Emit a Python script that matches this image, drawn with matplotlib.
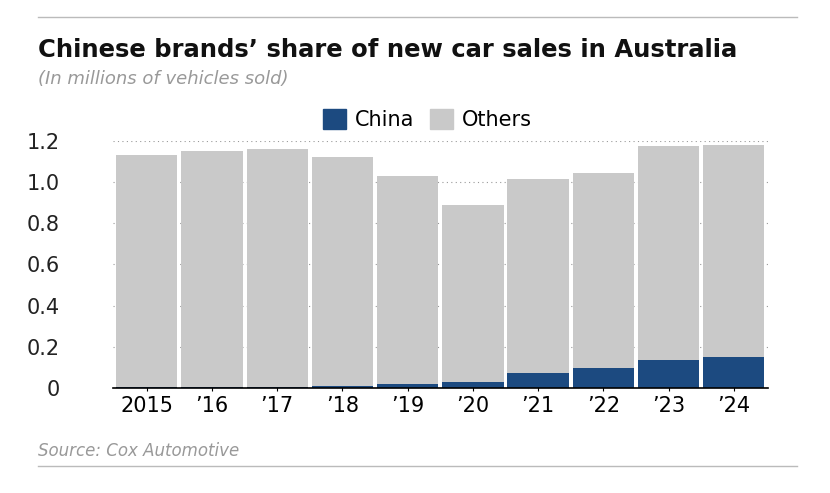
import matplotlib.pyplot as plt
import numpy as np

years = ["2015", "\u201916", "\u201917", "\u201918", "\u201919", "\u201920", "\u201921", "\u201922", "\u201923", "\u201924"]
totals = [1.13, 1.15, 1.16, 1.12, 1.03, 0.89, 1.015, 1.045, 1.175, 1.18]
china = [0.003, 0.003, 0.005, 0.01, 0.02, 0.03, 0.075, 0.095, 0.135, 0.15]
others = [t - c for t, c in zip(totals, china)]
yticks = [0, 0.2, 0.4, 0.6, 0.8, 1.0, 1.2]
ylabels = ["0", "0.2", "0.4", "0.6", "0.8", "1.0", "1.2"]

navy = "#1c4a80"
grey = "#c9c9c9"

fig = plt.figure(figsize=(8.30, 4.93), dpi=100)
ax = fig.add_axes([0.136, 0.213, 0.789, 0.501])
x = np.arange(len(years))
ax.bar(x, china, width=0.94, color=navy, zorder=3)
ax.bar(x, others, bottom=china, width=0.94, color=grey, zorder=3)
ax.set_xlim(-0.52, len(years) - 0.48)
ax.set_ylim(0, 1.2)
ax.set_yticks(yticks)
ax.set_yticklabels(ylabels)
ax.grid(axis="y", linestyle=(0, (1, 3)), color="#999999", linewidth=0.8, zorder=0)
for s in ["left", "right", "top"]:
    ax.spines[s].set_visible(False)
ax.spines["bottom"].set_color("black")
ax.spines["bottom"].set_linewidth(1.2)
ax.spines["bottom"].set_zorder(5)
ax.set_xticks(x)
ax.set_xticklabels(years)
ax.tick_params(axis="y", length=0, labelsize=15, colors="#222222", pad=38)
for lbl in ax.get_yticklabels():
    lbl.set_horizontalalignment("right")
ax.tick_params(axis="x", length=4, labelsize=15, colors="#222222", direction="inout")
ax.tick_params(axis="x", colors="black")

fig.text(0.046, 0.885, "Chinese brands\u2019 share of new car sales in Australia", fontsize=17.5, fontweight="bold", color="#111111")
fig.text(0.046, 0.83, "(In millions of vehicles sold)", fontsize=13, style="italic", color="#999999")
fig.text(0.046, 0.075, "Source: Cox Automotive", fontsize=12, style="italic", color="#999999")

from matplotlib.patches import Patch
leg = fig.legend(handles=[Patch(color=navy), Patch(color=grey)], labels=["China", "Others"],
                 loc="center", bbox_to_anchor=(0.515, 0.758), ncol=2, frameon=False,
                 fontsize=15, handlelength=1.1, handleheight=1.1, columnspacing=0.8, handletextpad=0.4)

fig.add_artist(plt.Line2D([0.046, 0.96], [0.965, 0.965], color="#bbbbbb", lw=1))
fig.add_artist(plt.Line2D([0.046, 0.96], [0.055, 0.055], color="#bbbbbb", lw=1))
fig.savefig("out.png", dpi=100)
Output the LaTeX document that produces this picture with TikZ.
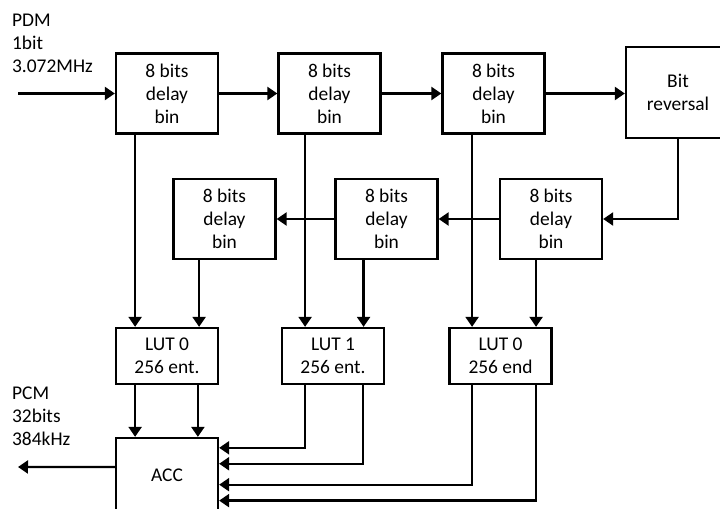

+---+

* PROBLEM STATEMENT:
Read the entries and show each line that mentions "matplotlib".

* FULL SOLUTION:
Emit a Python script that matches this image, drawn with matplotlib.
import matplotlib.pyplot as plt
from matplotlib.patches import Patch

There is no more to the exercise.